Weil mal Mesut Özil, aber auch Thomas Müller und eben Kroos, flexibel, flink und technisch stark, den Platz ganz vorne einnahmen. Wie zufrieden Joachim Löw mit seinen Teilzeitstürmern war, deutete er hinterher an: "Damit kamen die Franzosen dann auch nicht so gut zurecht." Die Innenverteidiger der Gastgeber, konstatierte der Bundestrainer, hätten sichtlich Probleme gehabt, sich fix zu einigen, wer sich denn nun um welchen dieser rochierenden Deutschen kümmert. Er hat dann schnell noch betont, dass es für Mario Gomez wichtig gewesen sei, bei der Nationalmannschaft ein wenig Spielpraxis zu sammeln. "Das ist wichtig für die Zukunft, weil wir ihn auch noch brauchen." Aber es spricht viel dafür, dass dieser Schachzug ein Modell für die Zukunft ist. Wenn auch aus der Not heraus geboren.

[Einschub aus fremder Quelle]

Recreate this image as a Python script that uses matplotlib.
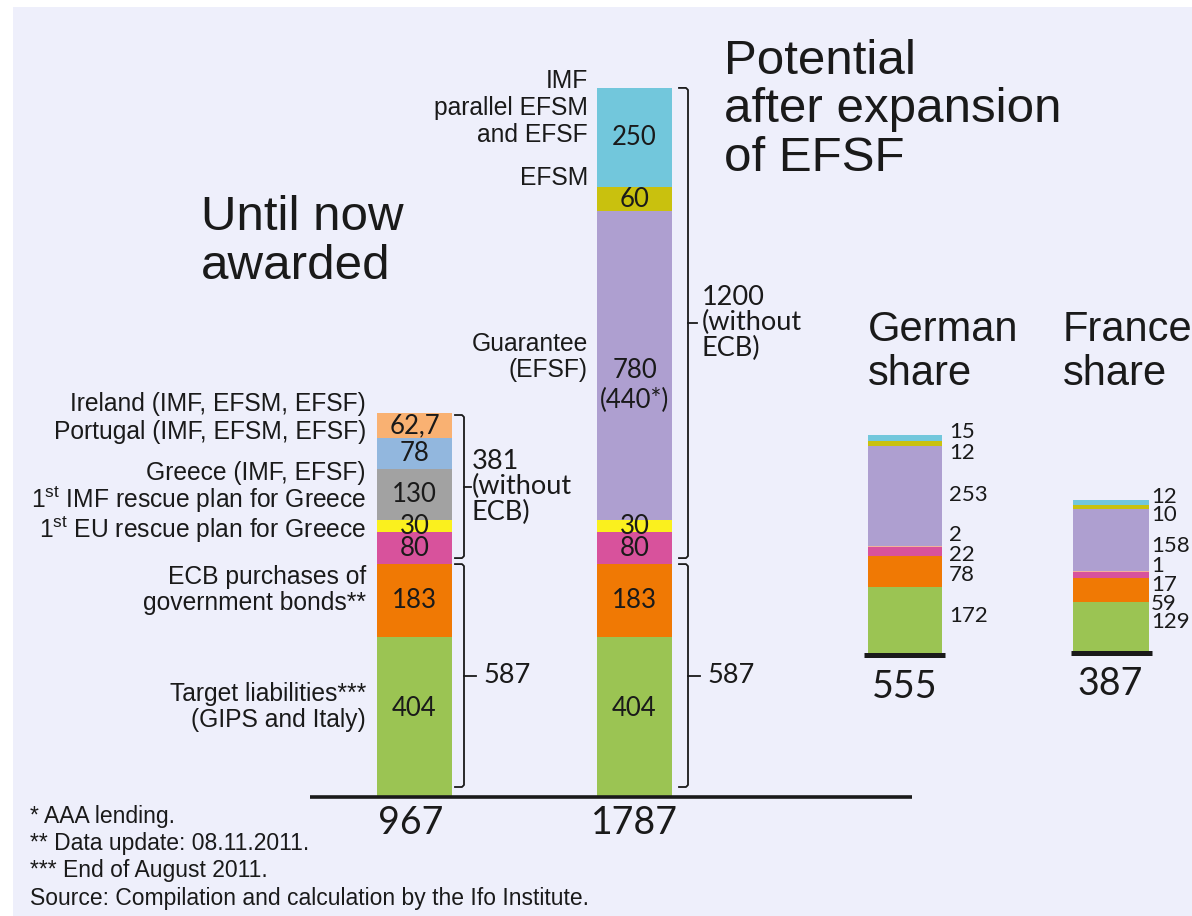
import matplotlib
matplotlib.use("Agg")
import matplotlib.pyplot as plt
from matplotlib.patches import Rectangle
import numpy as np

W, H = 1192, 916
DPI = 100

# ---- data (billion euro), stacked bottom to top ----
awarded_values = [404, 183, 80, 30, 130, 78, 62.7]
awarded_labels = ["404", "183", "80", "30", "130", "78", "62,7"]
potential_values = [404, 183, 80, 30, 780, 60, 250]
potential_labels = ["404", "183", "80", "30", "780\n(440*)", "60", "250"]
german_values = [172, 78, 22, 2, 253, 12, 15]
france_values = [129, 59, 17, 1, 158, 10, 12]
bar_totals = ["967", "1787"]
share_totals = ["555", "387"]
share_titles = ["German\nshare", "France\nshare"]
bracket_texts = {"ecb": "587", "awarded": "381\n(without\nECB)",
                 "potential": "1200\n(without\nECB)"}

awarded_names = ["Target liabilities***\n(GIPS and Italy)",
                 "ECB purchases of\ngovernment bonds**",
                 "1$^{\\mathrm{st}}$ EU rescue plan for Greece",
                 "1$^{\\mathrm{st}}$ IMF rescue plan for Greece",
                 "Greece (IMF, EFSF)",
                 "Portugal (IMF, EFSM, EFSF)",
                 "Ireland (IMF, EFSM, EFSF)"]
potential_names = ["Guarantee\n(EFSF)", "EFSM", "IMF\nparallel EFSM\nand EFSF"]
footnotes = ["* AAA lending.", "** Data update: 08.11.2011.",
             "*** End of August 2011.",
             "Source: Compilation and calculation by the Ifo Institute."]

# ---- colours ----
GREEN, ORANGE, PINK, YELLOW = "#9bc453", "#f07904", "#d8529c", "#faf01e"
GREY, BLUE, LORANGE = "#a2a2a2", "#92b7de", "#f9b172"
PURPLE, OLIVE, CYAN, PEACH = "#ae9fd0", "#c9c10e", "#72c7dc", "#f2b39a"
awarded_colors = [GREEN, ORANGE, PINK, YELLOW, GREY, BLUE, LORANGE]
potential_colors = [GREEN, ORANGE, PINK, YELLOW, PURPLE, OLIVE, CYAN]
share_colors = [GREEN, ORANGE, PINK, PEACH, PURPLE, OLIVE, CYAN]
BG = "#eeeffb"
INK = "#1a1a1a"

plt.rcParams["mathtext.fontset"] = "custom"
plt.rcParams["mathtext.rm"] = "Liberation Sans"
SANS = "Liberation Sans"
NUM = "Lato"

fig = plt.figure(figsize=(W / DPI, H / DPI), dpi=DPI, facecolor="white")
fig.patches.append(Rectangle((13 / W, 0), 1 - 13 / W, 1 - 7 / H,
                             transform=fig.transFigure, facecolor=BG,
                             edgecolor="none", zorder=-5))

# value axis: x in pixels, y in billions; baseline of main bars at pixel 797
K = 0.3968         # pixels per billion
BASE_PX = 797
ax = fig.add_axes([0, 0, 1, 1])
ax.set_xlim(0, W)
ax.set_ylim((BASE_PX - H) / K, BASE_PX / K)
ax.axis("off")
ax.patch.set_alpha(0)


def px(dy):
    """pixel distance -> value units"""
    return dy / K


def T(x, y, s, **kw):
    fig.text(x / W, 1 - y / H, s, **kw)


def stack(xc, width, values, colors, base=0.0):
    bottoms = base + np.concatenate([[0], np.cumsum(values)[:-1]])
    ax.bar([xc] * len(values), values, width=width, bottom=bottoms,
           color=colors, linewidth=0, zorder=2)
    return bottoms


X1, X2, XG, XF = 414.5, 634.5, 904.5, 1110.5
BW = 75

b1 = stack(X1, BW, awarded_values, awarded_colors)
b2 = stack(X2, BW, potential_values, potential_colors)
german_base = px(BASE_PX - 655)
france_base = px(BASE_PX - 653)
stack(XG, 74, german_values, share_colors, german_base)
stack(XF, 76, france_values, share_colors, france_base)

# baselines
ax.plot([310, 912], [0, 0], color=INK, lw=2.6, zorder=3, solid_capstyle="butt")
ax.plot([864, 945], [german_base, german_base], color=INK, lw=3.6, zorder=3,
        solid_capstyle="butt")
ax.plot([1071, 1152], [france_base, france_base], color=INK, lw=3.6, zorder=3,
        solid_capstyle="butt")

# segment value labels
for b, vals, labs, xc in [(b1, awarded_values, awarded_labels, X1),
                          (b2, potential_values, potential_labels, X2)]:
    for bot, v, lab in zip(b, vals, labs):
        yc = bot + v / 2
        if "\n" in lab:
            yc -= px(20)
        if lab == "404":
            yc += px(8)
        ax.text(xc, yc, lab, ha="center", va="center", fontsize=18.5,
                family=NUM, color=INK, zorder=4, linespacing=1.25)

# share value labels beside the small bars
share_label_px = {"g": [616, 575, 555, 535, 495, 453, 432],
                  "f": [622, 604, 585, 566, 546, 515, 497]}
for vals, key, xl in [(german_values, "g", 949), (france_values, "f", 1151)]:
    for v, ypx in zip(vals, share_label_px[key]):
        T(xl, ypx, str(v), ha="left", va="center", fontsize=16, family=NUM,
          color=INK)


# brackets
def bracket(x, y0, y1, label, tick, tx):
    ax.plot([x - 9, x - 2, x, x, x - 2, x - 9],
            [y1, y1, y1 - px(2), y0 + px(2), y0, y0],
            color=INK, lw=1.3, zorder=3)
    ym = (y0 + y1) / 2
    ax.plot([x, x + tick], [ym, ym], color=INK, lw=1.3, zorder=3)
    ax.text(tx, ym, label, ha="left", va="center", fontsize=19.5, family=NUM,
            color=INK, linespacing=1.02)


ecb_top = sum(awarded_values[:2])
bracket(464, px(10), ecb_top, bracket_texts["ecb"], 12, 483)
bracket(464, ecb_top + px(6), sum(awarded_values) - px(2),
        bracket_texts["awarded"], 7, 472)
pot_ecb_top = sum(potential_values[:2])
bracket(688, px(10), pot_ecb_top, bracket_texts["ecb"], 12, 707)
bracket(688, pot_ecb_top + px(6), sum(potential_values),
        bracket_texts["potential"], 9, 702)

# category names
name_px = [707, 590, 530, 500, 473, 432, 404]
for name, ypx in zip(awarded_names, name_px):
    T(366, ypx, name, ha="right", va="center", fontsize=17.7, family=SANS,
      color=INK, linespacing=1.15)
pot_name_px = [357, 178, 108]
for name, ypx in zip(potential_names, pot_name_px):
    T(588, ypx, name, ha="right", va="center", fontsize=17.7, family=SANS,
      color=INK, linespacing=1.15)

# titles
T(201, 242, "Until now\nawarded", ha="left", va="center", fontsize=35.5,
  family=SANS, color=INK, linespacing=1.1)
T(724, 110, "Potential\nafter expansion\nof EFSF", ha="left", va="center",
  fontsize=35.5, family=SANS, color=INK, linespacing=1.1)
for s, xl in zip(share_titles, [868, 1063]):
    T(xl, 352, s, ha="left", va="center", fontsize=30, family=SANS,
      color=INK, linespacing=1.1)

# totals
for s, xc in zip(bar_totals, [411, 634]):
    T(xc, 823, s, ha="center", va="center", fontsize=27, family=NUM, color=INK)
for s, xc, ypx in zip(share_totals, [XG, XF], [687, 684]):
    T(xc, ypx, s, ha="center", va="center", fontsize=27, family=NUM, color=INK)

# footnotes
for i, s in enumerate(footnotes):
    T(30, 816 + 27.5 * i, s, ha="left", va="center", fontsize=16.5,
      family=SANS, color=INK)

fig.savefig("out.png", dpi=DPI, facecolor="white")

Schließlich hatte Joachim Löw jüngst im Interview mit dem "Spiegel" selbst beklagt: "Haben wir denn wirklich eine solche Flut an Talenten? Wir haben eine Reihe von guten Mittelfeldspielern, die auch auf den Außenpositionen spielen können. Da sind wir mittlerweile zeitgemäß. Aber für den Sturm und die Abwehr müssen wir noch ein bisschen was tun in der Ausbildung." Es scheint so, als habe der Bundestrainer bis dahin eine Lösung gefunden: Klose, Gomez - oder eben gar kein Stürmer. Und die Sache mit dem Triumphbogen kann er sich für seinen ersten Titelgewinn aufheben.